I never said that the above-the-fold findings aren't true in many cases. Never!
In fact, I know they are true... in many cases.
However, there are quite a few cases where they are not true at all. For example, direct-marketing type sales letters, which work just as well on the internet.
Which is, again, all I said. Nielsen acts as if everything he says is universally applicable, but there are quite a lot of counter-examples that also work exceedingly well. Ergo the findings are not universally applicable.
HN is supposed to be a bastion of scientific thought. What is it about my argument -- that he leaves out evidence -- that is so hard to understand?
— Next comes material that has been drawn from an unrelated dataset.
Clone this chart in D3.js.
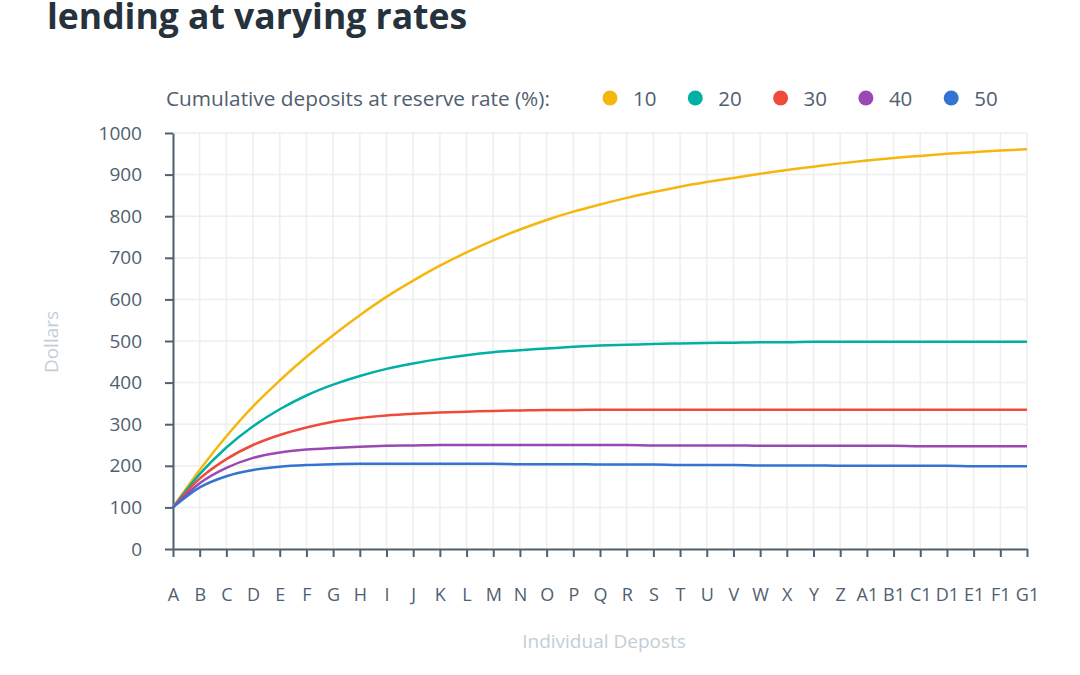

The fact that your counterexample doesn't work- patio11 has shown that his direct-marketing type sales letter gets more conversions with each additional 'above the fold' actionable element.
It's also an unusual onus to expect him to update his past writings when future evidence that isn't his to display suggests anything other than what he has found.
Maybe, maybe not. What would be interesting is a longitudinal study about this.
I can believe that ten years ago people didn't scroll, but instead our behavior changed over time as we adapted to the medium.
So, ten years ago "users don't scroll" was good advice, but designers made the mistake of filing that away in the Known Fact bin without reflecting more carefully and/or actually testing it.
I'm curious as to what their test protocol is that it has dispelled every other posting on this topic. A person told to buy shoes at Amazon.com isn't going to be stifled by a scrollbar, but someone who isn't being directly told to interact with the website in a given manner doesn't seem as likely to scroll down looking for content that isn't found on a sparsely populated top page.
Worth noting that while you can have content below the fold and signal to users to find it, that's not true with branding and identity features - those should be prominent and above the fold.
Further, as a commenter on the article pointed out, there's benefit in identifying your audience. Someone on NYT is obviously willing to scroll. Can the same really be said of someone shopping for a luxury car and looking to be wowed?